## Written problem
Output the line that holds "Rebuild this chart", the line that holds "10, 11, 12]", and every line between them, exactly, but none of the pictures.
◆ ◆ ◆ ◆ ◆ ◆ ◆
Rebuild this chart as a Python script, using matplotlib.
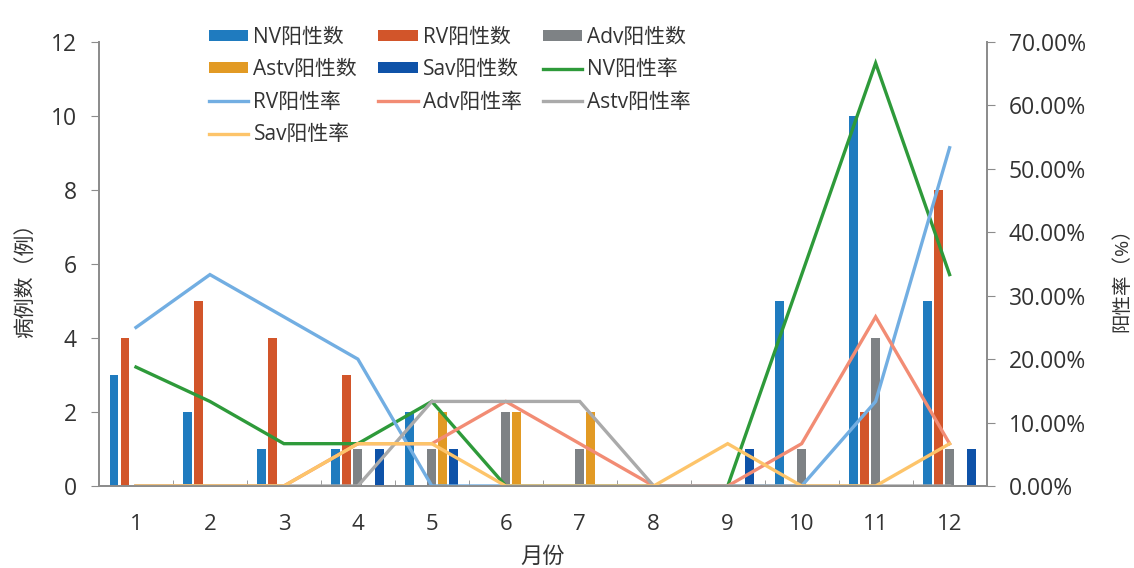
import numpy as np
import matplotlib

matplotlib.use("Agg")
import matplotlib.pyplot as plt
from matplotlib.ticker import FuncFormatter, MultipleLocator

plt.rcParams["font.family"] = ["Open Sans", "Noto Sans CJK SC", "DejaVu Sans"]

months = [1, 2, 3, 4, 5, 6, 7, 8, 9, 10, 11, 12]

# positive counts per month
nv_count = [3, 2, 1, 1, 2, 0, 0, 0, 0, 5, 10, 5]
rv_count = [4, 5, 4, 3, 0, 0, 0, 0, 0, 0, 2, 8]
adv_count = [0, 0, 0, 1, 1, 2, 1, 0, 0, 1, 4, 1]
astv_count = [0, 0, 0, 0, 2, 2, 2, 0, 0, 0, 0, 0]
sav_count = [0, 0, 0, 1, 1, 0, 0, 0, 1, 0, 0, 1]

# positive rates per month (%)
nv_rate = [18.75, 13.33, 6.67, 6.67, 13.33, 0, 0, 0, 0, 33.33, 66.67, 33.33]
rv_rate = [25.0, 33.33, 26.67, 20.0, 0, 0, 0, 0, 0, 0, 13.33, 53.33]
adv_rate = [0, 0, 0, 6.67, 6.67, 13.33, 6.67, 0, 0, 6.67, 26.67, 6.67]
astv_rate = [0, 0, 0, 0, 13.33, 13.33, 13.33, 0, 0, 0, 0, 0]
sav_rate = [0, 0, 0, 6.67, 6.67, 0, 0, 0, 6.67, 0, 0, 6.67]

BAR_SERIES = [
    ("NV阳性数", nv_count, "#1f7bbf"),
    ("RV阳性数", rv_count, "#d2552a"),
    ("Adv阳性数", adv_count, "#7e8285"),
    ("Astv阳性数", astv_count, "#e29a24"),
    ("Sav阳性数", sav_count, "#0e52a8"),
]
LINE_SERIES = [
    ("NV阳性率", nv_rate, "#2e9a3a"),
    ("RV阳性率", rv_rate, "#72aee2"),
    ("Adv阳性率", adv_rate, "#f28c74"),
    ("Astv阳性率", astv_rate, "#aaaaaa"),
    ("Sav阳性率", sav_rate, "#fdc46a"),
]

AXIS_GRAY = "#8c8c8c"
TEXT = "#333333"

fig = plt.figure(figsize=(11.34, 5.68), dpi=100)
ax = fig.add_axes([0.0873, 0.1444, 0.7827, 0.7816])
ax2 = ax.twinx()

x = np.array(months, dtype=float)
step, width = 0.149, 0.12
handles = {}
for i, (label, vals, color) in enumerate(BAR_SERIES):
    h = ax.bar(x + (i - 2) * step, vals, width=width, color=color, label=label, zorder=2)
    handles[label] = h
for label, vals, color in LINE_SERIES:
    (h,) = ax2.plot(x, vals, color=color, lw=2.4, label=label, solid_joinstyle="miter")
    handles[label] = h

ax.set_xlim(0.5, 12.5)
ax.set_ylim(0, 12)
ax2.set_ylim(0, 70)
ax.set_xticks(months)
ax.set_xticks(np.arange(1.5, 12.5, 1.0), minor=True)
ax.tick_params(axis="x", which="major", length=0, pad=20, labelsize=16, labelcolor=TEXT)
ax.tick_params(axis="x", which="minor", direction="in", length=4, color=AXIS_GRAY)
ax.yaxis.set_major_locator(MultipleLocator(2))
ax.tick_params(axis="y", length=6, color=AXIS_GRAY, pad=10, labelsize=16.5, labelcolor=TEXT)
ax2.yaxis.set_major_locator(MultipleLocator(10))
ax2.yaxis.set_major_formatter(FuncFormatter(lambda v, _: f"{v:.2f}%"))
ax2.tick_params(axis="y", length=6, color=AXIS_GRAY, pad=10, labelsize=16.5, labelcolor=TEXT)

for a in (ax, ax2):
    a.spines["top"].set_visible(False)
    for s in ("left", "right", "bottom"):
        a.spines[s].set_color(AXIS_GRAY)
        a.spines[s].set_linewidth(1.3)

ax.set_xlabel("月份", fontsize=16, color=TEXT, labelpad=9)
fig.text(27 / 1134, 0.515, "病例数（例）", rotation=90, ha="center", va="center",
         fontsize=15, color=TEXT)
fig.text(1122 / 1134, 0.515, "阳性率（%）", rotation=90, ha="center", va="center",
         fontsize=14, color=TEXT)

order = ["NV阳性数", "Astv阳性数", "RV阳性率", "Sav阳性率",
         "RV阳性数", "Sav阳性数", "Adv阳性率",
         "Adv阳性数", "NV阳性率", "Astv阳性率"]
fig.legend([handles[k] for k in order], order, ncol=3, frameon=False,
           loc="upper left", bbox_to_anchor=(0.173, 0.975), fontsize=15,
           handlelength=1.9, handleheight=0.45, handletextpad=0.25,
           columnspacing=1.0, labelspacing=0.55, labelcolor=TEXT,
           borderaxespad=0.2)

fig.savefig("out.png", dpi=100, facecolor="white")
◆ ◆ ◆ ◆ ◆ ◆ ◆
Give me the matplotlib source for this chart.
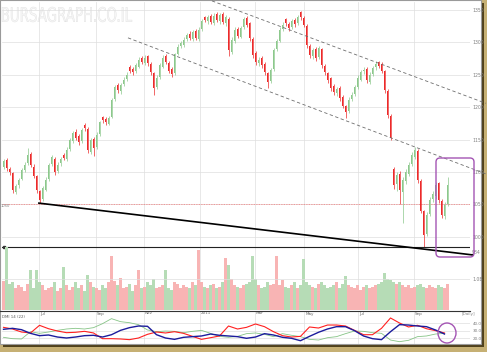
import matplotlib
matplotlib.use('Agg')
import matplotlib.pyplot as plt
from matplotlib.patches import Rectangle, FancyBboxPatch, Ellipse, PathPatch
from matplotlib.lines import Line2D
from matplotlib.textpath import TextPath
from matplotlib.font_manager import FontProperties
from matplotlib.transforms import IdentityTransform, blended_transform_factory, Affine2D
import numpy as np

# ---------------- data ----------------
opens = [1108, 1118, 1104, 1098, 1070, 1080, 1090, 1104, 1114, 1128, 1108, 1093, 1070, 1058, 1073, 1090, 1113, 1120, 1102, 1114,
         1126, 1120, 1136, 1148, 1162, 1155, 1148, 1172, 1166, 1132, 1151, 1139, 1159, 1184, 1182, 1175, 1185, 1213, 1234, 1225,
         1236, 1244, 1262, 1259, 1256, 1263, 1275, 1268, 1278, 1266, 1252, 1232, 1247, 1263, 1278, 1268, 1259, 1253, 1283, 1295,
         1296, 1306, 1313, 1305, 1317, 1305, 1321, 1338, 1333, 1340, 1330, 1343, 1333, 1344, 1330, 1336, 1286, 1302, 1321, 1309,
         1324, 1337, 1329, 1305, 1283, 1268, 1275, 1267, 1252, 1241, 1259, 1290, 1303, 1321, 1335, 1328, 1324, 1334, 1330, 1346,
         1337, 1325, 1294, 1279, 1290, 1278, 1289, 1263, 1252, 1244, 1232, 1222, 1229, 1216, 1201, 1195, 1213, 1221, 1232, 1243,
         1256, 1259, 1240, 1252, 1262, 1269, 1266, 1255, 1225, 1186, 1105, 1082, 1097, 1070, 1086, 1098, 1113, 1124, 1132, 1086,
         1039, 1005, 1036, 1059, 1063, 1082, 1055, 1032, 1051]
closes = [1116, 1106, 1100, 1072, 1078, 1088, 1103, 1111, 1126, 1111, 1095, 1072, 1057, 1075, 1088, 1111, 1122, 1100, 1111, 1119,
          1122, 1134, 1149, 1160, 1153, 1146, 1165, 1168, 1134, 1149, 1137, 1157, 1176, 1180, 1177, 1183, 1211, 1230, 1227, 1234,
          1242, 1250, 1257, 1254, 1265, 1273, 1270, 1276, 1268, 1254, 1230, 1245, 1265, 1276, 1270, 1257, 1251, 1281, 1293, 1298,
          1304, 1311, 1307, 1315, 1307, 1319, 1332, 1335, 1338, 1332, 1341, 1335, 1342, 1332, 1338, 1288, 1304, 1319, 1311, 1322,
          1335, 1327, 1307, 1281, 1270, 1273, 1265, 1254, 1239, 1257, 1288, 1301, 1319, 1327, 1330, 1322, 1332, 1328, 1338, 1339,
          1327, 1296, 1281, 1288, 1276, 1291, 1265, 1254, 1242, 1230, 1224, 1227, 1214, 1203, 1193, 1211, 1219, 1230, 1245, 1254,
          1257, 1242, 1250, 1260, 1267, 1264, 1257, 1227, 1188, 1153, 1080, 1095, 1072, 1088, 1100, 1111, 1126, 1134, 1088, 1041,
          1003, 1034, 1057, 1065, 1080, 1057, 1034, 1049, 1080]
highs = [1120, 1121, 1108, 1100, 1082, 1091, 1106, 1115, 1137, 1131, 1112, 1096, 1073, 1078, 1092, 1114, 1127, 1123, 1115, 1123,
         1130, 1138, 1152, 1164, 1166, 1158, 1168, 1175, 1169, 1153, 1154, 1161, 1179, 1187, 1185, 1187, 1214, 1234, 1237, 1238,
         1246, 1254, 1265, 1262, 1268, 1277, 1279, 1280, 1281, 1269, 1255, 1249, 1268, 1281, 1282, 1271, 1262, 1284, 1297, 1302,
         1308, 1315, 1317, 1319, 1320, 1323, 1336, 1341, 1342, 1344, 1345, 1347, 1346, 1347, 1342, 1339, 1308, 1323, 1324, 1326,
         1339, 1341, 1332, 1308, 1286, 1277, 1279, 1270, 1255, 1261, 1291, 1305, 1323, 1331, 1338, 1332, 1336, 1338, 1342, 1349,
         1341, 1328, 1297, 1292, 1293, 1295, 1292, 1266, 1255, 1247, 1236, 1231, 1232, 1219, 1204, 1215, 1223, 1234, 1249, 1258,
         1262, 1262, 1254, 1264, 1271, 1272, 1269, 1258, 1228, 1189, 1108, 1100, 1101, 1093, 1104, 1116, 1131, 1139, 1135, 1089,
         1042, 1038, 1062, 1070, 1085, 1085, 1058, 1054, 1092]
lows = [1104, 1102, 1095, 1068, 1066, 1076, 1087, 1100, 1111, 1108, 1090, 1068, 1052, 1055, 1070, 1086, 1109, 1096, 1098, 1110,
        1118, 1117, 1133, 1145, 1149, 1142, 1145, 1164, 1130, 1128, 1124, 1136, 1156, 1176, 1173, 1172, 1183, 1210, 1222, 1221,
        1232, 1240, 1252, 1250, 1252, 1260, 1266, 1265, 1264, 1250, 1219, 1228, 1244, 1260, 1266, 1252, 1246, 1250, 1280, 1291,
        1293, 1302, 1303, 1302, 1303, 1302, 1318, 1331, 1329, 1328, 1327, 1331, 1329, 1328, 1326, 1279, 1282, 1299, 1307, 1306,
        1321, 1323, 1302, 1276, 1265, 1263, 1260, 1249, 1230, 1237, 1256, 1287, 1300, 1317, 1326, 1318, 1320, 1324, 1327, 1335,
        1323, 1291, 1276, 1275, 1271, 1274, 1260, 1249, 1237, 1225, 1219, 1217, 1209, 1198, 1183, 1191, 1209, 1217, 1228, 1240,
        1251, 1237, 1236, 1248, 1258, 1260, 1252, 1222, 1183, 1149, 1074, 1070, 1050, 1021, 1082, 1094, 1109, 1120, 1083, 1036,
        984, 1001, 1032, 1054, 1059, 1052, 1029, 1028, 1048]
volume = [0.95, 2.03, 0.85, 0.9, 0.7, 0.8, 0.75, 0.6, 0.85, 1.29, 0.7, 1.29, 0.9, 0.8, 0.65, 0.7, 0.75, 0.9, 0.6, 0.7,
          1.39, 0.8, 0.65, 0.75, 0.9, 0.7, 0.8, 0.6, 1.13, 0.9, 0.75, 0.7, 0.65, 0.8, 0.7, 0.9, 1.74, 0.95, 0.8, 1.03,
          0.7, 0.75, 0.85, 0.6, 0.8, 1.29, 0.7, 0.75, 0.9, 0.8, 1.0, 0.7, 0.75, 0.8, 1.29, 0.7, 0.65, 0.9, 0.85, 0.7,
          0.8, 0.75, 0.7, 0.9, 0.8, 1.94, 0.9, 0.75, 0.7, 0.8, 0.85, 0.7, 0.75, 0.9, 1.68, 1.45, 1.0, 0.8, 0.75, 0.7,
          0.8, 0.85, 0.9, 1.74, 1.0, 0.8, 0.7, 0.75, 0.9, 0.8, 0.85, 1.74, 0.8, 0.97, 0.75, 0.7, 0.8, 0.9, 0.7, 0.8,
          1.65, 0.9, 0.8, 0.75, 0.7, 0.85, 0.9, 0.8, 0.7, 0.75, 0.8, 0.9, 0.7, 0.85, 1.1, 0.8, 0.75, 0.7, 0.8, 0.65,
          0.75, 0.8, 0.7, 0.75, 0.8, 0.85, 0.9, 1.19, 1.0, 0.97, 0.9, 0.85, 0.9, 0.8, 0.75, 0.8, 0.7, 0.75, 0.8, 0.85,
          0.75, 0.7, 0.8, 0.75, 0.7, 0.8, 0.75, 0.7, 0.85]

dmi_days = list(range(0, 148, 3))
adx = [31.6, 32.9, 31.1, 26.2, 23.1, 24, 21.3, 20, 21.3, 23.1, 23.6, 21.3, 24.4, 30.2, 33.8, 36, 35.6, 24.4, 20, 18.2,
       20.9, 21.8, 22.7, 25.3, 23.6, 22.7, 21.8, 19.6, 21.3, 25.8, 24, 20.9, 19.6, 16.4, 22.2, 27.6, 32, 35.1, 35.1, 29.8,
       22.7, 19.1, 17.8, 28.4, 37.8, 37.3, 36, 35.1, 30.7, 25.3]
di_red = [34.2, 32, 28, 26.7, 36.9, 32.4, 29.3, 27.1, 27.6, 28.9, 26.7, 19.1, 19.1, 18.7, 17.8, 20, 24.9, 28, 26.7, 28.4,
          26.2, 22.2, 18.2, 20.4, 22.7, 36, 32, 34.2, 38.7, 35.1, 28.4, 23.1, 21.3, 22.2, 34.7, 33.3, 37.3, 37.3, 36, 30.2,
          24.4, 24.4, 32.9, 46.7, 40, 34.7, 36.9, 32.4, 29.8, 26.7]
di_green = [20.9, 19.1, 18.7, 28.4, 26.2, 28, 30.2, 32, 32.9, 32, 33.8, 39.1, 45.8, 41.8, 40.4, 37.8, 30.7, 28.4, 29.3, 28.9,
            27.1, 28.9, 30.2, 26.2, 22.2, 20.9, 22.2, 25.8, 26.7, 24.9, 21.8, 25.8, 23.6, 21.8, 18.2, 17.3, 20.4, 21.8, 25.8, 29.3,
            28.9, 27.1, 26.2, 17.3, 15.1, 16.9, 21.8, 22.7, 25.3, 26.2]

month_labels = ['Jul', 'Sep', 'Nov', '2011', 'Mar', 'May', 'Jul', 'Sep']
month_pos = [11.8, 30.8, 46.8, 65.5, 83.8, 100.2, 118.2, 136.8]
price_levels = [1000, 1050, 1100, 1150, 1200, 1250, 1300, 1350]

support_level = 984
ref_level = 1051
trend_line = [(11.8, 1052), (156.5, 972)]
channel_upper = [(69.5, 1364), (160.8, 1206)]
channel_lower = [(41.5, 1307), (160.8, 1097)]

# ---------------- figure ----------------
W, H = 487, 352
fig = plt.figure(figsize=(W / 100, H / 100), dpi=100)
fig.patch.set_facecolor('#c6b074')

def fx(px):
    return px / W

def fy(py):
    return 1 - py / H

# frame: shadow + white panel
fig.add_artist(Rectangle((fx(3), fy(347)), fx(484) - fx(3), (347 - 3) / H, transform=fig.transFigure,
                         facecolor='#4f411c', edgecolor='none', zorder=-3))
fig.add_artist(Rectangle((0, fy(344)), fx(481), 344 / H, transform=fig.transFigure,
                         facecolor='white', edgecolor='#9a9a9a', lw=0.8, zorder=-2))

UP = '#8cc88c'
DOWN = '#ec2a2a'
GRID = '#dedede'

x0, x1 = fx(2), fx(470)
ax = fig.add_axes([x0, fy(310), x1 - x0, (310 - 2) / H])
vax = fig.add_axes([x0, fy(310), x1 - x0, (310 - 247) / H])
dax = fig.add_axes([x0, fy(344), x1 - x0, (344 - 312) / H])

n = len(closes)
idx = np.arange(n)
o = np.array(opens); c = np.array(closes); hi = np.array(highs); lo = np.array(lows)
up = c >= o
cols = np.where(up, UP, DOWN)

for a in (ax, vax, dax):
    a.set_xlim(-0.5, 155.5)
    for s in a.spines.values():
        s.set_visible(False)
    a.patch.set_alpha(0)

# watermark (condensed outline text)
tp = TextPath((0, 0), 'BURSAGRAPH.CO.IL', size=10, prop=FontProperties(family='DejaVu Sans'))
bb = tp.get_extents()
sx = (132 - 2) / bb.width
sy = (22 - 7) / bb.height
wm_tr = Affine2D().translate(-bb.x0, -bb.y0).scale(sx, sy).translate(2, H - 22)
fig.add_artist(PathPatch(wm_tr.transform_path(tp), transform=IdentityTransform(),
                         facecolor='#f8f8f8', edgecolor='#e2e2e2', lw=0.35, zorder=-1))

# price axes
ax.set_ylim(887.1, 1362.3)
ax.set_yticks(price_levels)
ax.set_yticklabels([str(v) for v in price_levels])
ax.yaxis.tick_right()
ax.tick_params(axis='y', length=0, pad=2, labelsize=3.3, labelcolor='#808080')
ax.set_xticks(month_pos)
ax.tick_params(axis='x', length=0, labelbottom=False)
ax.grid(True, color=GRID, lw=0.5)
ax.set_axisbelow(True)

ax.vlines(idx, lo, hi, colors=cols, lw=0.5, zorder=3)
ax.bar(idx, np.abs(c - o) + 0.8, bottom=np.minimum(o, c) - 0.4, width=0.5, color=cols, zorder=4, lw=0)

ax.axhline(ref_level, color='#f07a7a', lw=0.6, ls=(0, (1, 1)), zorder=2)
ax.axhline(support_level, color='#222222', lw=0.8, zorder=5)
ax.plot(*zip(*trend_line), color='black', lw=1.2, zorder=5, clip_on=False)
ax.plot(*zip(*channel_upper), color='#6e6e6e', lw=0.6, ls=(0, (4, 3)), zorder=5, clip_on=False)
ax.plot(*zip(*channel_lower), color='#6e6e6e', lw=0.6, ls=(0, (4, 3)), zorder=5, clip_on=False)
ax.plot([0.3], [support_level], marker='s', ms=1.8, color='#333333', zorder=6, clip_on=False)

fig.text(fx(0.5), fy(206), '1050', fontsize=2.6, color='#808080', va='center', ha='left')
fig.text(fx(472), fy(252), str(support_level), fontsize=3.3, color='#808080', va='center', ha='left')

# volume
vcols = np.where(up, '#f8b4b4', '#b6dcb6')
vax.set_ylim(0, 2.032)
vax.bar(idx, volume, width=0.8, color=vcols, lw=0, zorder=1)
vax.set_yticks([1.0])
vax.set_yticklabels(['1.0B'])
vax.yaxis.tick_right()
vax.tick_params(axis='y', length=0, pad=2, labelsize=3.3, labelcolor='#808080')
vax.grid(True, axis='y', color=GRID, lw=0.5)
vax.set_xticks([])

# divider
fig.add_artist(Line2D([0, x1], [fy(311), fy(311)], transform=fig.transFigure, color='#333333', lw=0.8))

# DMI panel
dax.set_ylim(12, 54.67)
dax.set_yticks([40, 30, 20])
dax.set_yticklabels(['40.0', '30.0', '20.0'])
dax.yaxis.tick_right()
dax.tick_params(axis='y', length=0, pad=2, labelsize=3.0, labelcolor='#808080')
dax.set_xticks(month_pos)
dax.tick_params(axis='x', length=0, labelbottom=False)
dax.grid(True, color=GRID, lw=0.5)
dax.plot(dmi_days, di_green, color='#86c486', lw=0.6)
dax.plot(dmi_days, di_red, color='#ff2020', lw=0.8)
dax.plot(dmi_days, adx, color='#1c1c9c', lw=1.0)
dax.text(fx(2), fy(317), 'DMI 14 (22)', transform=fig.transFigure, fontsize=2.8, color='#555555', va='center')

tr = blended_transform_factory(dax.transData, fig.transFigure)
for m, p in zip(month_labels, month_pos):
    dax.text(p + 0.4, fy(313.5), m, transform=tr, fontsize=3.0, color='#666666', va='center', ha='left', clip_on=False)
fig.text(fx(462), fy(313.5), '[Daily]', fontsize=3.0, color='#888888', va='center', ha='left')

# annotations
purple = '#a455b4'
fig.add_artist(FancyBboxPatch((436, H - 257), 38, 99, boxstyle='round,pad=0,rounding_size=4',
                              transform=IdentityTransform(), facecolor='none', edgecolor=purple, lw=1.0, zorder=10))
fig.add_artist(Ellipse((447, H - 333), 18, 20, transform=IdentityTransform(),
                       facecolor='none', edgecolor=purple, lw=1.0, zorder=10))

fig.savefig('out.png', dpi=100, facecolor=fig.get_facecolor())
◆ ◆ ◆ ◆ ◆ ◆ ◆
## Expected output
Rebuild this chart as a Python script, using matplotlib.
import numpy as np
import matplotlib

matplotlib.use("Agg")
import matplotlib.pyplot as plt
from matplotlib.ticker import FuncFormatter, MultipleLocator

plt.rcParams["font.family"] = ["Open Sans", "Noto Sans CJK SC", "DejaVu Sans"]

months = [1, 2, 3, 4, 5, 6, 7, 8, 9, 10, 11, 12]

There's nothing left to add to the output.